SOURCE DATA:
%%

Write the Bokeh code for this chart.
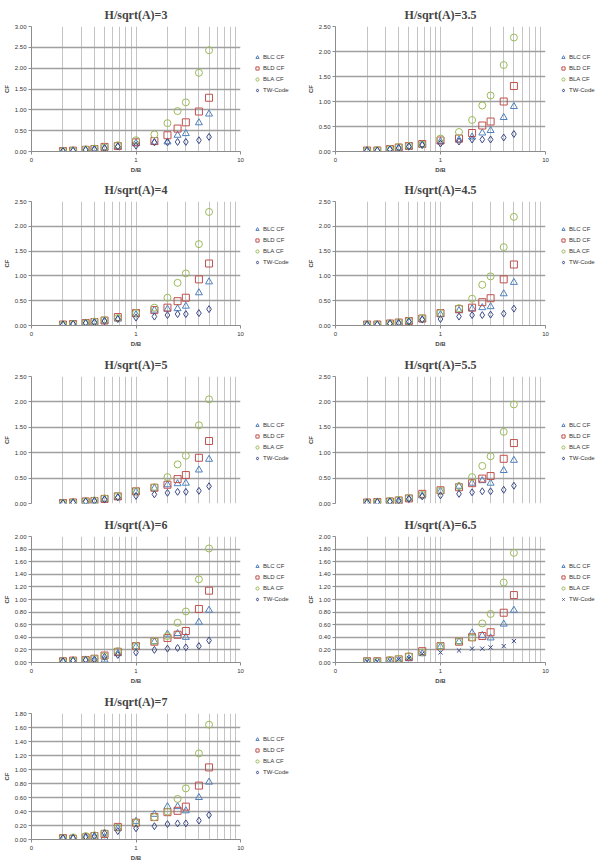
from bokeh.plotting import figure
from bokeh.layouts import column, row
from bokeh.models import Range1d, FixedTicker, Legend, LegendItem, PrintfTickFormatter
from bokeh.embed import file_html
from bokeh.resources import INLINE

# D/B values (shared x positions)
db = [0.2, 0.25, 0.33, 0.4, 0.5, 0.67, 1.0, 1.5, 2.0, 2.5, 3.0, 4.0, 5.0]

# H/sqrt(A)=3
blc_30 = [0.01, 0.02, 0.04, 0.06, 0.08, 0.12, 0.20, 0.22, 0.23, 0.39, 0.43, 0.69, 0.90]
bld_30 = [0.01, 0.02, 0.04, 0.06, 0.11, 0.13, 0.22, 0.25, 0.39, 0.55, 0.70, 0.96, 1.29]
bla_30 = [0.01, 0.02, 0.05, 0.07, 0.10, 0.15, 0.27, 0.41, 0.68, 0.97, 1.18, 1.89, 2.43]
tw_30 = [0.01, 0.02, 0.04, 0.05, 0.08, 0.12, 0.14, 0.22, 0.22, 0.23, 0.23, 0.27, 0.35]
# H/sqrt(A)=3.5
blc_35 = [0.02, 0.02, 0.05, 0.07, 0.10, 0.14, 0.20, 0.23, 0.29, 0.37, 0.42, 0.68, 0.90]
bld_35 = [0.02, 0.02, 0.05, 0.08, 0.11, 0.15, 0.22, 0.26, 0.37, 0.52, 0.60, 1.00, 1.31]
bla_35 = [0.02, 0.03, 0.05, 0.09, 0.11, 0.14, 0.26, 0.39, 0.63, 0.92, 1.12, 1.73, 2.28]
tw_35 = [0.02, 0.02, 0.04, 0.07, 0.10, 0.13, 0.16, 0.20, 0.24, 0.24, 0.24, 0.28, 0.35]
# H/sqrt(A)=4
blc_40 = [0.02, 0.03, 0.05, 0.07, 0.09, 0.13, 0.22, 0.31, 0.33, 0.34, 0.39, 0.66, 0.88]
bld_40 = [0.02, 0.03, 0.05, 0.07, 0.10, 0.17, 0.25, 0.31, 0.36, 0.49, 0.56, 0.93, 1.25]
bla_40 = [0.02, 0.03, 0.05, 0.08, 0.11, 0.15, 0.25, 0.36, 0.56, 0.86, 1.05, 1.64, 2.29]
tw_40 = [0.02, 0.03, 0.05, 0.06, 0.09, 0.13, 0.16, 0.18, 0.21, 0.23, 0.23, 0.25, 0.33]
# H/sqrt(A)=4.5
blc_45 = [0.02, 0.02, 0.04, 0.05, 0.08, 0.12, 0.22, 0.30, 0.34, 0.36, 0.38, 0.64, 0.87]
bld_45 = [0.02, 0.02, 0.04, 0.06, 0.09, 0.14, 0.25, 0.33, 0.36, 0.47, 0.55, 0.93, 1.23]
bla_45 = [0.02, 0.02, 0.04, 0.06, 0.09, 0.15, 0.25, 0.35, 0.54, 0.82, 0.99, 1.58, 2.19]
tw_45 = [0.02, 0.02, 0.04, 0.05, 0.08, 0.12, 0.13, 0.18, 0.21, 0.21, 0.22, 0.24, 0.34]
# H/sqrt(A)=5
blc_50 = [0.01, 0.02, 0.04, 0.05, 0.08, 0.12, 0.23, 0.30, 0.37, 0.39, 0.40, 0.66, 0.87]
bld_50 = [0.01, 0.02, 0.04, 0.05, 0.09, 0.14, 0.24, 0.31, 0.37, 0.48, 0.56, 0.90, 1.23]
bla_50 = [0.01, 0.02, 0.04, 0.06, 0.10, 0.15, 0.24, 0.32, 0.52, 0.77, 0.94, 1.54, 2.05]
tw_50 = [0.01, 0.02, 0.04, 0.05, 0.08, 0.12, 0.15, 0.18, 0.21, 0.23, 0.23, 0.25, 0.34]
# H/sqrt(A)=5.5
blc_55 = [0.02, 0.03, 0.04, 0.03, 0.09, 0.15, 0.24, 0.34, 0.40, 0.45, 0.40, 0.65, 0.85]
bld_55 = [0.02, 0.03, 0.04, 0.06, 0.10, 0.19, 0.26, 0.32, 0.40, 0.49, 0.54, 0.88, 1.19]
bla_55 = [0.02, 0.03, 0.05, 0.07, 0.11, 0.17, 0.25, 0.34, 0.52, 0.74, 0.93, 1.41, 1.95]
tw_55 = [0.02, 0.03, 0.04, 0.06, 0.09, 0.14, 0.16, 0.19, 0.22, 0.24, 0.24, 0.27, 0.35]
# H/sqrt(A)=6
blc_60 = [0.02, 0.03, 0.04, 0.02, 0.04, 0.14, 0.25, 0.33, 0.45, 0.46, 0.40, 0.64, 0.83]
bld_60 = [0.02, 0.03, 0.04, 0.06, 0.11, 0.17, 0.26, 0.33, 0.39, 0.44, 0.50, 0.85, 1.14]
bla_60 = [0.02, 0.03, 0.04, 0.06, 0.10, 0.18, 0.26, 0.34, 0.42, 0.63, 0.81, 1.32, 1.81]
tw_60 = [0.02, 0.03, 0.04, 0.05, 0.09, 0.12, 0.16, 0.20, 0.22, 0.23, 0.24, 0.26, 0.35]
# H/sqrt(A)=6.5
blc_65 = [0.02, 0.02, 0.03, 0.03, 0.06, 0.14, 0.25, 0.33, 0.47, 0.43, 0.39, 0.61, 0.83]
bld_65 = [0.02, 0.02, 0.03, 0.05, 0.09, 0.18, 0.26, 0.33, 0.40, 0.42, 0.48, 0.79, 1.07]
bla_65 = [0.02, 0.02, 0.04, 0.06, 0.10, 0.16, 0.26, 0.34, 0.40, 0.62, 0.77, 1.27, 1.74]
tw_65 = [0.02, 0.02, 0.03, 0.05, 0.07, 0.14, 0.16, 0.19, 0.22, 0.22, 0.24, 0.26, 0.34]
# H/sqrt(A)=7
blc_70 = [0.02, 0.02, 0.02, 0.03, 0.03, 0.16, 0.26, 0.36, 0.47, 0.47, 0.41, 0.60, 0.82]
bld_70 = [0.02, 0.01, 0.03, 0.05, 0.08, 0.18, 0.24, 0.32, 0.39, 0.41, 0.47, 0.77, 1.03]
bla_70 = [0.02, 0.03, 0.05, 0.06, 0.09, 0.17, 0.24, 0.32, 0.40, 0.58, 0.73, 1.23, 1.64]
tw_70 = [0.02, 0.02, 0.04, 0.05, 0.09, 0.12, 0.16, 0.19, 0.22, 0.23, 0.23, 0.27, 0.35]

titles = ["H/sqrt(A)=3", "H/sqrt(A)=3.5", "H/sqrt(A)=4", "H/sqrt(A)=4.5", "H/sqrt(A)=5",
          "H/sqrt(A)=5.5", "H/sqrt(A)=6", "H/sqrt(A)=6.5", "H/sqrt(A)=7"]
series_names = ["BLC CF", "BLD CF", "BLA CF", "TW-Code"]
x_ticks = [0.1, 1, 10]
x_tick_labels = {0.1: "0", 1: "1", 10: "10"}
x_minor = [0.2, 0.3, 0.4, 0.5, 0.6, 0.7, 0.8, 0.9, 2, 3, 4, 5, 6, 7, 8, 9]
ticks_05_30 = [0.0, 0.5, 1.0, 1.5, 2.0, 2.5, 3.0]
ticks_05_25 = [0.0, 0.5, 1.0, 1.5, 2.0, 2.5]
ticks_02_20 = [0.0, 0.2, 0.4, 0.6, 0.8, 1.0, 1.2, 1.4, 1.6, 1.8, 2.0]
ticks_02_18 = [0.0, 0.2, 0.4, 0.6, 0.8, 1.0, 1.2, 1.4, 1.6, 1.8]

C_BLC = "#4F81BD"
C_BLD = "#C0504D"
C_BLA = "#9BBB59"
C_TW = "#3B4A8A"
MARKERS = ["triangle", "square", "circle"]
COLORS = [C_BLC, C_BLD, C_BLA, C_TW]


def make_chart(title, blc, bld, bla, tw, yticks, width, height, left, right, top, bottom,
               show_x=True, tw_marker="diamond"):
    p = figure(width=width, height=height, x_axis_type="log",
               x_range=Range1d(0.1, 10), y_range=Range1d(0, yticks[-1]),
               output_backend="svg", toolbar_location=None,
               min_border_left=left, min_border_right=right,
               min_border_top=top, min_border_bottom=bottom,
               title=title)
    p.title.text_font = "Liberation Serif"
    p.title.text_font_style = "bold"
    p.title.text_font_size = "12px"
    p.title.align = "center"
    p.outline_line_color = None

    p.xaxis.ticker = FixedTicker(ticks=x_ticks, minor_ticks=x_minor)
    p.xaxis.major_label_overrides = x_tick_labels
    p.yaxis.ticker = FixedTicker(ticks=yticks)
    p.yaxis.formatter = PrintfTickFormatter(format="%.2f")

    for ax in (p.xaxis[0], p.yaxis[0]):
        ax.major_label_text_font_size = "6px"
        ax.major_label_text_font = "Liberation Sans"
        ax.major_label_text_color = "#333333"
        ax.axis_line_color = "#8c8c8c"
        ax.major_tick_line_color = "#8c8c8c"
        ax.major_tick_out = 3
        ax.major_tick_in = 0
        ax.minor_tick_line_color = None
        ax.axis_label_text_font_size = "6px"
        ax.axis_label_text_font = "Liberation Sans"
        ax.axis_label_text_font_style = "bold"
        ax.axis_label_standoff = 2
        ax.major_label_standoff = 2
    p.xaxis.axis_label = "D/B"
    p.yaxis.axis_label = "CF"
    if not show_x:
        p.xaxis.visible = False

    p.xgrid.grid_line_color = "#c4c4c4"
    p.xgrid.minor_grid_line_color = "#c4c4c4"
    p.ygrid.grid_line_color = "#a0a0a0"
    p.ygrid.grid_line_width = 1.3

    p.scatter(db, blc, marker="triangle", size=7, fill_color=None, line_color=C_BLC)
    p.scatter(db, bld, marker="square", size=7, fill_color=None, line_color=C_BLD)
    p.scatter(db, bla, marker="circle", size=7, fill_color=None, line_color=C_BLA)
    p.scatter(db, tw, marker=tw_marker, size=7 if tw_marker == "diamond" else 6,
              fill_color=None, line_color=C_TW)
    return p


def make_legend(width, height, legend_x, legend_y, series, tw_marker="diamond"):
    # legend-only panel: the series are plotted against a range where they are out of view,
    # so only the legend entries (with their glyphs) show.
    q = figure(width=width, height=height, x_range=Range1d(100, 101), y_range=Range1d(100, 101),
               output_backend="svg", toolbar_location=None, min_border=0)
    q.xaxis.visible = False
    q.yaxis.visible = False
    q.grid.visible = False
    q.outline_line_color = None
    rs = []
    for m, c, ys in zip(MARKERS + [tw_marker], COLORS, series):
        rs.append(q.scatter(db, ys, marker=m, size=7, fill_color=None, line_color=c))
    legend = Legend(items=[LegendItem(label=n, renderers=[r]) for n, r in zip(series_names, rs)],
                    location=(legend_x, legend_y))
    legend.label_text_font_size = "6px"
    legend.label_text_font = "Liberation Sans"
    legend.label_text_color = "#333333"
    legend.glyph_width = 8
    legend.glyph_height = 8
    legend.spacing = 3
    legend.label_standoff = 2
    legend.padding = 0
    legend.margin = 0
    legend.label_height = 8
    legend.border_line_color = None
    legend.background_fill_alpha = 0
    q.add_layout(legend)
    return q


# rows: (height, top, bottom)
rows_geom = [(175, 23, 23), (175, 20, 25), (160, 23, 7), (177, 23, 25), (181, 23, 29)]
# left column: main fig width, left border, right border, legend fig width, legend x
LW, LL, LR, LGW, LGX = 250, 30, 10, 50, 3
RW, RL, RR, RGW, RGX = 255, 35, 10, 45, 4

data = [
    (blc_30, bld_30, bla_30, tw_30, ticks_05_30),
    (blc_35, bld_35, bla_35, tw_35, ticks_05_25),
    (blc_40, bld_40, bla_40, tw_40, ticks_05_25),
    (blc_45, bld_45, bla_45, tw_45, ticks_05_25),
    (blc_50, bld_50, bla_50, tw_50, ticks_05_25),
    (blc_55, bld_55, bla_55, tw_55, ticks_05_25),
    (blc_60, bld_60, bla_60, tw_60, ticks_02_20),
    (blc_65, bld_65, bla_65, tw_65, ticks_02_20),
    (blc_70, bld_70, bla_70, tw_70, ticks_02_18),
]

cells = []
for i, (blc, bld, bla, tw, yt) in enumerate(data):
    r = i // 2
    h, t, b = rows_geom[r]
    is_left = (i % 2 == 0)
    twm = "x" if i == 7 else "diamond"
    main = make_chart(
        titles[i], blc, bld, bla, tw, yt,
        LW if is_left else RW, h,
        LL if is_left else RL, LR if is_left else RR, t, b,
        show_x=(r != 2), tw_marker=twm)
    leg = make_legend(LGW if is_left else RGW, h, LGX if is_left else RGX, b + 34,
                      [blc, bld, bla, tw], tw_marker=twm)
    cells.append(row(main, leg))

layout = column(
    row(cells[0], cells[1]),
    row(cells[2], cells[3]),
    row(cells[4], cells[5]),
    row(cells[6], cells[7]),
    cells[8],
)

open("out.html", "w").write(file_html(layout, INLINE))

%%

DESCRIPTION OF THE TASK: Return exactly what appears from the opening line of the material through the line with "3.0, 4.0, 5.0]", apart from the pictures.

FINAL ANSWER:
Write the Bokeh code for this chart.
from bokeh.plotting import figure
from bokeh.layouts import column, row
from bokeh.models import Range1d, FixedTicker, Legend, LegendItem, PrintfTickFormatter
from bokeh.embed import file_html
from bokeh.resources import INLINE

# D/B values (shared x positions)
db = [0.2, 0.25, 0.33, 0.4, 0.5, 0.67, 1.0, 1.5, 2.0, 2.5, 3.0, 4.0, 5.0]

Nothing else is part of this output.